Wie können Behörden sich schnell einen groben Überblick verschaffen, was zu tun ist?
Judith Faltl: Eine gute erste Anlaufstelle ist die Bundesfachstelle Barrierefreiheit oder das Pendant auf Landesebene. Dort sind alle Informationen, auch jeweils aktuelle Informationen zu finden. Wir empfehlen Behörden, sich zunächst für ihre Websites mit der Mustererklärung zur Barrierefreiheit zu befassen und eine Kontaktstelle zum Melden von Barrieren einzurichten, um zu zeigen, dass sie das Thema aktiv angehen. Außerdem sollten sie dafür sorgen, dass auf der Startseite grundlegende Informationen in Gebärden- und in leichter Sprache ergänzt werden. Im Anschluss sollten sie ihre Webangebote auf Barrierefreiheit testen bzw. testen lassen und auf dieser Basis einen Zeit- und Umsetzungsplan für eine mögliche Optimierung des Angebots erstellen.
Sebastian Bartsch: msg entwickelt aktuell ein Verfahren, mit dem sich Behörden und Organisationen selbst einschätzen können. Dieses Verfahren berücksichtigt nicht nur die technischen Anforderungen, sondern zugleich organisatorische und übergreifende Themen. Auch hier sind wir bestrebt, das Thema ganzheitlich voranzutreiben und den Kunden bestmöglich zu unterstützen, schon bevor ein Projekt im eigentlichen Sinne beginnt.
Was können Behörden tun, um schnell eine Verbesserung ihrer Angebote zu erreichen?
Judith Faltl: Wie in jedem anderen Projekt auch gibt es bei der Umsetzung der Barrierefreiheit Artefakte, die viel Aufwand bedeuten und wenig Nutzen bringen, und solche mit geringem Aufwand und hohem Nutzen. Das gilt es zu analysieren und zu priorisieren.
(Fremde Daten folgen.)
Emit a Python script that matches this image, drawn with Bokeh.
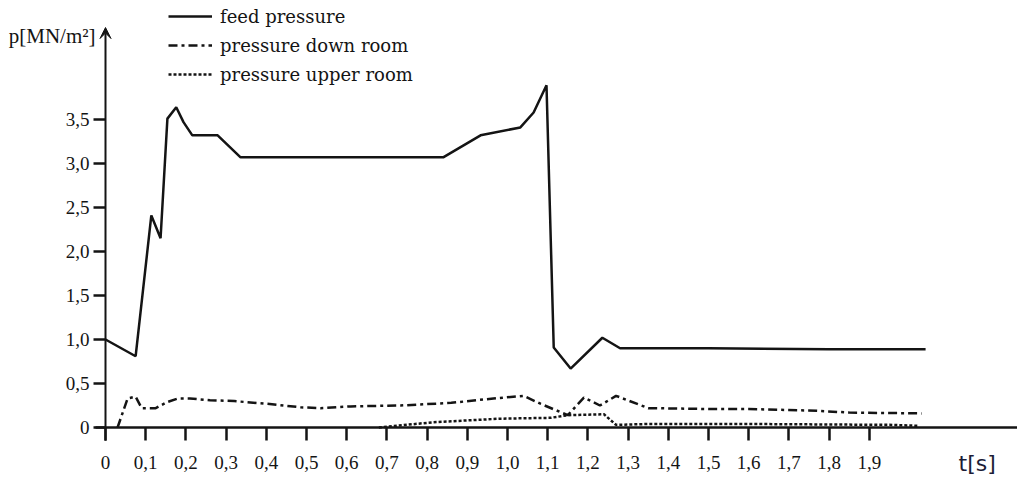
from bokeh.plotting import figure
from bokeh.models import (Range1d, FixedTicker, Label, Arrow, VeeHead, Legend, LegendItem)
from bokeh.embed import file_html
from bokeh.resources import INLINE

# ---- data ----
feed_t = [0, 0.075, 0.114, 0.137, 0.154, 0.176, 0.194, 0.216, 0.279, 0.336, 0.5, 0.7, 0.84,
          0.933, 1.032, 1.065, 1.097, 1.115, 1.157, 1.236, 1.28, 1.5, 1.8, 2.04]
feed_p = [1.0, 0.81, 2.41, 2.15, 3.51, 3.64, 3.47, 3.32, 3.32, 3.07, 3.07, 3.07, 3.07,
          3.32, 3.41, 3.58, 3.89, 0.91, 0.67, 1.02, 0.9, 0.9, 0.89, 0.89]

down_t = [0.03, 0.055, 0.075, 0.09, 0.125, 0.154, 0.18, 0.21, 0.26, 0.32, 0.40, 0.485, 0.535,
          0.61, 0.734, 0.86, 0.965, 1.04, 1.082, 1.15, 1.19, 1.23, 1.27, 1.35, 1.5, 1.6, 1.77,
          1.85, 2.03]
down_p = [0.0, 0.33, 0.35, 0.22, 0.22, 0.29, 0.33, 0.33, 0.31, 0.30, 0.27, 0.23, 0.22,
          0.24, 0.25, 0.28, 0.33, 0.36, 0.27, 0.14, 0.34, 0.25, 0.36, 0.22, 0.21, 0.21, 0.19,
          0.17, 0.16]

up_t = [0.68, 0.816, 0.98, 1.107, 1.15, 1.24, 1.27, 1.35, 1.6, 1.95, 2.02]
up_p = [0.0, 0.06, 0.10, 0.11, 0.14, 0.15, 0.03, 0.04, 0.04, 0.03, 0.02]

x_ticks = [0, 0.1, 0.2, 0.3, 0.4, 0.5, 0.6, 0.7, 0.8, 0.9, 1.0, 1.1, 1.2, 1.3, 1.4, 1.5,
           1.6, 1.7, 1.8, 1.9]
x_tick_labels = ["0", "0,1", "0,2", "0,3", "0,4", "0,5", "0,6", "0,7", "0,8", "0,9", "1,0",
                 "1,1", "1,2", "1,3", "1,4", "1,5", "1,6", "1,7", "1,8", "1,9"]
y_ticks = [0, 0.5, 1.0, 1.5, 2.0, 2.5, 3.0, 3.5]
y_tick_labels = ["0", "0,5", "1,0", "1,5", "2,0", "2,5", "3,0", "3,5"]

series_names = ["feed pressure", "pressure down room", "pressure upper room"]

INK = "#141414"
SERIF = "Liberation Serif"

W, H = 1017, 482
X0_PX, Y0_PX = 105, 427          # pixel position of the origin
SX, SY = 402.0, 88.0             # pixels per unit

p = figure(width=W, height=H, output_backend="svg", toolbar_location=None,
           x_range=Range1d(-X0_PX / SX, (W - X0_PX) / SX),
           y_range=Range1d(-(H - Y0_PX) / SY, Y0_PX / SY),
           min_border_left=0, min_border_right=0, min_border_top=0, min_border_bottom=0)
p.outline_line_color = None
p.grid.visible = False
p.background_fill_color = "white"

# x axis (fixed at y = 0)
xa = p.xaxis[0]
xa.fixed_location = 0
xa.bounds = (-0.025, (W - X0_PX) / SX)
xa.ticker = FixedTicker(ticks=x_ticks)
xa.major_label_overrides = {t: l for t, l in zip(x_ticks, x_tick_labels)}
xa.axis_line_width = 2.5
xa.axis_line_color = INK
xa.major_tick_in = 0
xa.major_tick_out = 13
xa.major_tick_line_width = 2.5
xa.major_tick_line_color = INK
xa.minor_tick_line_color = None
xa.major_label_standoff = 15
xa.major_label_text_font = SERIF
xa.major_label_text_font_size = "19px"
xa.major_label_text_color = INK

# y axis (fixed at x = 0)
ya = p.yaxis[0]
ya.fixed_location = 0
ya.ticker = FixedTicker(ticks=y_ticks)
ya.major_label_overrides = {t: l for t, l in zip(y_ticks, y_tick_labels)}
ya.axis_line_color = None
ya.major_tick_in = 0
ya.major_tick_out = 12
ya.major_tick_line_width = 2.5
ya.major_tick_line_color = INK
ya.minor_tick_line_color = None
ya.major_label_standoff = 4
ya.major_label_text_font = SERIF
ya.major_label_text_font_size = "19px"
ya.major_label_text_color = INK

# y axis line with arrow head
p.add_layout(Arrow(x_start=0, y_start=-0.15, x_end=0, y_end=4.545, line_width=2,
                   line_color=INK,
                   end=VeeHead(size=11, line_color=INK, fill_color=INK, line_width=1)))

r1 = p.line(feed_t, feed_p, line_color=INK, line_width=2.5)
r2 = p.line(down_t, down_p, line_color=INK, line_width=2.5, line_dash="9 4 3 4")
r3 = p.line(up_t, up_p, line_color=INK, line_width=2.5, line_dash="3 2")

legend = Legend(items=[LegendItem(label=series_names[0], renderers=[r1]),
                       LegendItem(label=series_names[1], renderers=[r2]),
                       LegendItem(label=series_names[2], renderers=[r3])],
                location=(168, 397), orientation="vertical",
                glyph_width=44, glyph_height=22, label_height=22, spacing=7,
                padding=0, margin=0, label_standoff=8,
                label_text_font="DejaVu Serif", label_text_font_size="18px",
                label_text_color=INK, border_line_color=None,
                background_fill_alpha=0)
p.add_layout(legend)

p.add_layout(Label(x=0, y=4.4545, x_offset=-10, text="p[MN/m²]", text_align="right",
                   text_baseline="middle", text_font=SERIF, text_font_size="21px",
                   text_color=INK))
p.add_layout(Label(x=2.122, y=-0.41, text="t[s]", text_align="left",
                   text_baseline="middle", text_font="DejaVu Sans", text_font_size="22px",
                   text_color="#1c1c36"))

open("out.html", "w").write(file_html(p, INLINE))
Verallgemeinern lässt sich das nur schwer. Grundsätzlich lässt sich aber sagen: Gute erste Schritte sind eine kontrastreiche Gestaltung und die durchgängige Bedienbarkeit mit der Tastatur. Alles, was zu hören ist, muss auch zu sehen sein und umgekehrt: Das heißt, Bilder und Videos brauchen einen beschreibenden Text, jedes Audio Untertitel oder Erklärungen in Gebärdensprache.